▶ **Data segment**
:::::

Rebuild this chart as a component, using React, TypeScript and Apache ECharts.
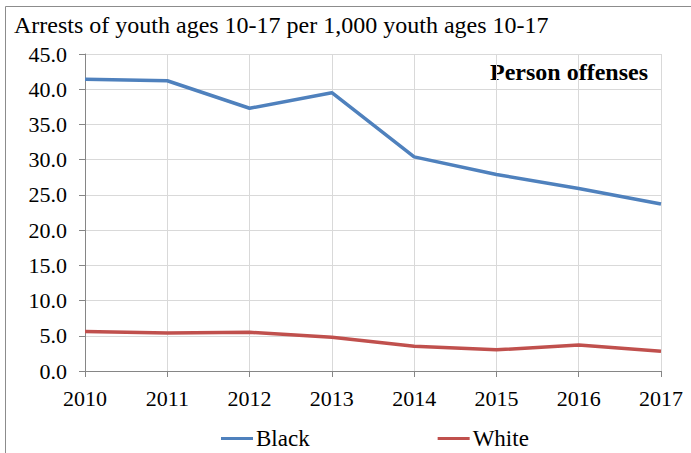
import React, { useEffect, useRef } from "react";
import * as echarts from "echarts";

// Arrest rates per 1,000 youth ages 10-17, person offenses
const years = ["2010", "2011", "2012", "2013", "2014", "2015", "2016", "2017"];
const blackRates = [41.4, 41.2, 37.3, 39.5, 30.4, 27.9, 25.9, 23.7];
const whiteRates = [5.6, 5.4, 5.5, 4.8, 3.5, 3.0, 3.7, 2.8];
const seriesNames = ["Black", "White"];

const FONT = "'Liberation Serif', 'DejaVu Serif', serif";

export default function App() {
  const ref = useRef<HTMLDivElement>(null);

  useEffect(() => {
    if (!ref.current) return;
    const chart = echarts.init(ref.current, undefined, { renderer: "svg" });
    chart.setOption({
      animation: false,
      backgroundColor: "#ffffff",
      title: {
        text: "Arrests of youth ages 10-17 per 1,000 youth ages 10-17",
        left: 14,
        top: 13,
        padding: 0,
        textStyle: { fontFamily: FONT, fontSize: 24, fontWeight: "normal", color: "#000" },
      },
      graphic: [
        {
          type: "rect",
          shape: { x: 5.5, y: 6.5, width: 720, height: 480 },
          style: { fill: "none", stroke: "#8c8c8c", lineWidth: 1 },
          silent: true,
        },
        {
          type: "text",
          x: 648,
          y: 72,
          style: {
            text: "Person offenses",
            align: "right",
            verticalAlign: "middle",
            fontFamily: FONT,
            fontSize: 24,
            fontWeight: "bold",
            fill: "#000",
          },
        },
      ],
      legend: {
        data: seriesNames,
        left: 221,
        top: 427,
        padding: 0,
        icon: "rect",
        itemWidth: 32,
        itemHeight: 3,
        itemGap: 128,
        textStyle: { fontFamily: FONT, fontSize: 23, color: "#000", padding: [0, 0, 0, -2] },
      },
      grid: { left: 85, right: 30, top: 54, bottom: 82 },
      xAxis: {
        type: "category",
        data: years,
        boundaryGap: false,
        axisLine: { lineStyle: { color: "#868686", width: 1 } },
        axisTick: { show: true, length: 6, lineStyle: { color: "#868686" } },
        axisLabel: { fontFamily: FONT, fontSize: 22, color: "#000", margin: 16 },
        splitLine: { show: true, lineStyle: { color: "#d9d9d9", width: 1 } },
      },
      yAxis: {
        type: "value",
        min: 0,
        max: 45,
        interval: 5,
        axisLine: { show: true, lineStyle: { color: "#868686", width: 1 } },
        axisTick: { show: true, length: 6, lineStyle: { color: "#868686" } },
        axisLabel: {
          fontFamily: FONT,
          fontSize: 22,
          color: "#000",
          margin: 18,
          formatter: (v: number) => v.toFixed(1),
        },
        splitLine: { show: true, lineStyle: { color: "#d9d9d9", width: 1 } },
      },
      series: [
        {
          name: seriesNames[0],
          type: "line",
          data: blackRates,
          showSymbol: false,
          symbol: "none",
          lineStyle: { color: "#4f81bd", width: 3.5 },
          itemStyle: { color: "#4f81bd" },
        },
        {
          name: seriesNames[1],
          type: "line",
          data: whiteRates,
          showSymbol: false,
          symbol: "none",
          lineStyle: { color: "#c0504d", width: 3.5 },
          itemStyle: { color: "#c0504d" },
        },
      ],
    });
    return () => chart.dispose();
  }, []);

  return (
    <div
      ref={ref}
      style={{ position: "absolute", left: 0, top: 0, width: 691, height: 453 }}
    />
  );
}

:::::

▶ **To do**
In the data above, please extract the lines from the first one through the line with "const ref = useRef<HTMLDivElement>(null);", exactly, and keep pictures out.

▶ **Problem solution**
Rebuild this chart as a component, using React, TypeScript and Apache ECharts.
import React, { useEffect, useRef } from "react";
import * as echarts from "echarts";

// Arrest rates per 1,000 youth ages 10-17, person offenses
const years = ["2010", "2011", "2012", "2013", "2014", "2015", "2016", "2017"];
const blackRates = [41.4, 41.2, 37.3, 39.5, 30.4, 27.9, 25.9, 23.7];
const whiteRates = [5.6, 5.4, 5.5, 4.8, 3.5, 3.0, 3.7, 2.8];
const seriesNames = ["Black", "White"];

const FONT = "'Liberation Serif', 'DejaVu Serif', serif";

export default function App() {
  const ref = useRef<HTMLDivElement>(null);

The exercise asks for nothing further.